Atomically Dispersed Pt-NC Sites Enabling Efficient and Selective Electrocatalytic C-C Bond Cleavage in Lignin Models under Ambient Conditions.

Selective cleavage of C-C linkages is the key and a challenge for lignin degradation to harvest value-added aromatic compounds. To this end, electrocatalytic oxidation presents a promising technique by virtue of mild reaction conditions and strong sustainability. However, the existing electrocatalysts (traditional bulk metal and metal oxides) for C-C bond oxidative cleavage suffer from poor selectivity and low product yields. We show for the first time that atomically dispersed Pt-NC sites planted on nitrogen-doped carbon nanotubes (Pt/N-CNTs), constructed via a stepwise polymerization-carbonization-electrostatic adsorption strategy, are highly active and selective toward C-C bond cleavage in β-O-4 model compounds under ambient conditions.
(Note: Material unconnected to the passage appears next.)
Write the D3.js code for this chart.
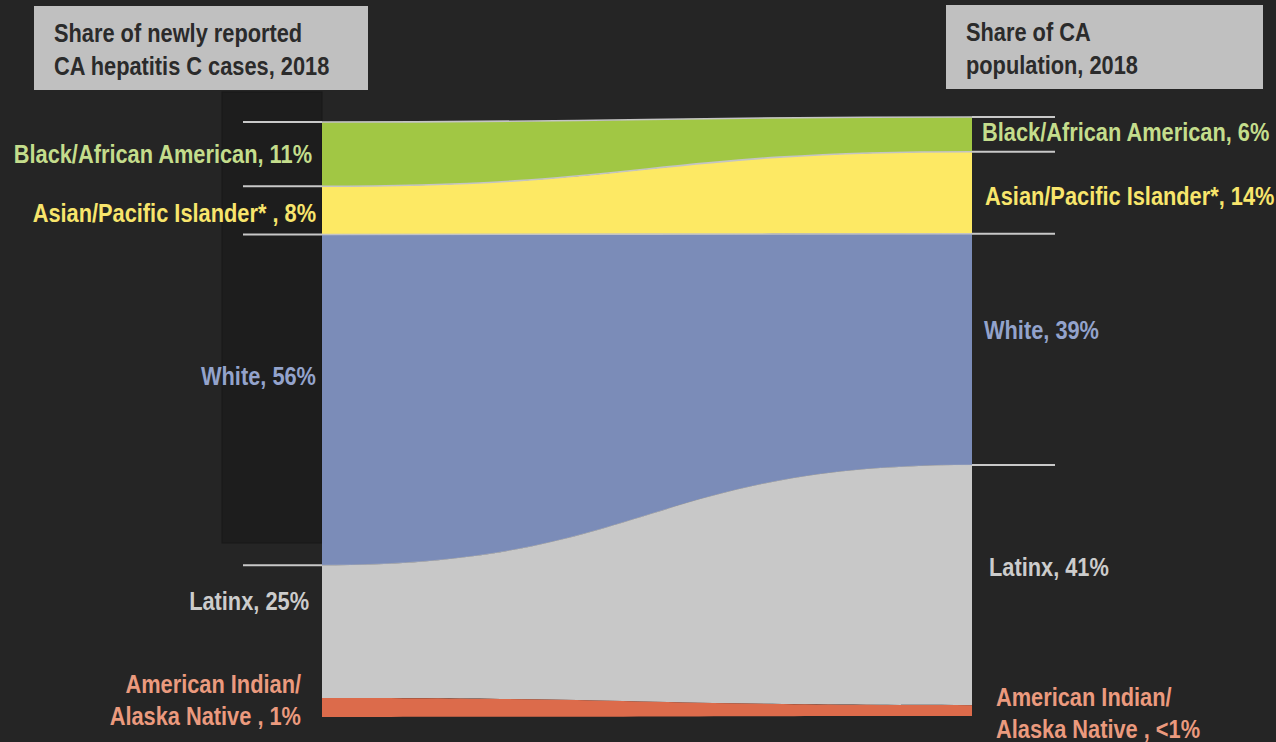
<!DOCTYPE html>
<html><head><meta charset="utf-8">
<script src="https://cdn.jsdelivr.net/npm/d3@7"></script>
<style>html,body{margin:0;padding:0;background:#252525;}svg{display:block;}</style>
</head><body>
<svg id="c" width="1276" height="742"></svg>
<script>
const groups = ["Black/African American","Asian/Pacific Islander","White","Latinx","American Indian/Alaska Native"];
// shares as drawn
const casesShare = [10.8, 8.1, 55.6, 22.3, 3.2];
const popShare   = [5.8, 13.7, 38.6, 40.1, 1.8];
const leftLabels  = [["Black/African American, 11%"],["Asian/Pacific Islander* , 8%"],["White, 56%"],["Latinx, 25%"],["American Indian/","Alaska Native , 1%"]];
const rightLabels = [["Black/African American, 6%"],["Asian/Pacific Islander*, 14%"],["White, 39%"],["Latinx, 41%"],["American Indian/","Alaska Native , <1%"]];
const fills  = ["#a1c744","#fde964","#7b8cb8","#c8c8c8","#dc6b4b"];
const textColors = ["#c4dd8c","#f8e56c","#93a3cc","#cccccc","#eb9a7e"];
const headers = [["Share of newly reported","CA hepatitis C cases, 2018"],["Share of CA","population, 2018"]];

const FONT = "Liberation Sans, Arial, sans-serif";
const FS = 25, SX = 0.872;
const svg = d3.select("#c");
const xL = 322, xR = 972;
const yL = d3.scaleLinear().domain([0,100]).range([122,717]);
const yR = d3.scaleLinear().domain([0,100]).range([117,716]);
const cumL = [0], cumR = [0];
casesShare.forEach((v,i)=>cumL.push(cumL[i]+v));
popShare.forEach((v,i)=>cumR.push(cumR[i]+v));
const sL = cumL[cumL.length-1], sR = cumR[cumR.length-1];
const bL = cumL.map(v=>yL(v/sL*100)), bR = cumR.map(v=>yR(v/sR*100));

svg.append("rect").attr("x",222).attr("y",92).attr("width",100).attr("height",451)
  .attr("fill","#1d1d1d").attr("stroke","#181818");

function txt(x, y, lines, color, anchor, lh){
  const g = svg.append("g").attr("transform",`translate(${x},${y}) scale(${SX},1)`);
  const t = g.append("text").attr("font-family",FONT).attr("font-weight","bold")
    .attr("font-size",FS).attr("fill",color).attr("text-anchor",anchor);
  lines.forEach((ln,j)=>t.append("tspan").attr("x",0).attr("y",j*lh).text(ln));
}

const hb = [{x:34,y:6,w:334,h:84,tx:54},{x:946,y:5,w:317,h:84,tx:966}];
hb.forEach((b,i)=>{
  svg.append("rect").attr("x",b.x).attr("y",b.y).attr("width",b.w).attr("height",b.h).attr("fill","#c0c0c0");
  txt(b.tx, b.y+36, headers[i], "#2b2b2b", "start", 33);
});

function curve(p, y0, y1){ const mx=(xL+xR)/2; p.bezierCurveTo(mx,y0,mx,y1,xR,y1); }
function curveBack(p, y1, y0){ const mx=(xL+xR)/2; p.bezierCurveTo(mx,y1,mx,y0,xL,y0); }

groups.forEach((g,i)=>{
  const p = d3.path();
  p.moveTo(xL,bL[i]); curve(p,bL[i],bR[i]);
  p.lineTo(xR,bR[i+1]); curveBack(p,bR[i+1],bL[i+1]); p.closePath();
  svg.append("path").attr("d",p.toString()).attr("fill",fills[i]);
});

[0,1,2,3].forEach(i=>{
  const p = d3.path();
  p.moveTo(xL,bL[i]); curve(p,bL[i],bR[i]);
  svg.append("path").attr("d",p.toString()).attr("fill","none").attr("stroke","#c4c4c4").attr("stroke-width", i===3?1:1.6).attr("opacity", i===3?0.5:1);
  svg.append("line").attr("x1",243).attr("x2",xL).attr("y1",bL[i]).attr("y2",bL[i]).attr("stroke","#c8c8c8").attr("stroke-width",2);
  svg.append("line").attr("x1",xR).attr("x2",1055).attr("y1",bR[i]).attr("y2",bR[i]).attr("stroke","#c8c8c8").attr("stroke-width",2);
});

const lPos = [{x:312,y:163},{x:316,y:222},{x:316,y:385},{x:309,y:610},{x:301,y:693}];
const rPos = [{x:982,y:141},{x:985,y:205},{x:984,y:339},{x:989,y:576},{x:996,y:706}];
groups.forEach((g,i)=>{
  txt(lPos[i].x, lPos[i].y, leftLabels[i], textColors[i], "end", 32);
  txt(rPos[i].x, rPos[i].y, rightLabels[i], textColors[i], "start", 32);
});
</script>
</body></html>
Pt/N-CNTs exhibits 99% substrate conversion with 81% yield of benzaldehyde, which is exceptional and unprecedented compared with previously reported electrocatalysts. Moreover, Pt/N-CNTs using only 0.41 wt % Pt achieved a much higher benzaldehyde yield than those of the state-of-the-art bulk Pt electrode (100 wt % Pt) and commercial Pt/C catalyst (20 wt % Pt). Systematic experimental investigation together with density functional theory (DFT) calculation suggests that the superior performance of Pt/N-CNTs arises from the atomically dispersed Pt-NC sites facilitating the formation of a key C radical intermediate, further inducing a radical/radical cross-coupling path to break the C-C bond. This work opens up opportunities in lignin valorization via a green and sustainable electrochemical route with ultralow noble metal usage.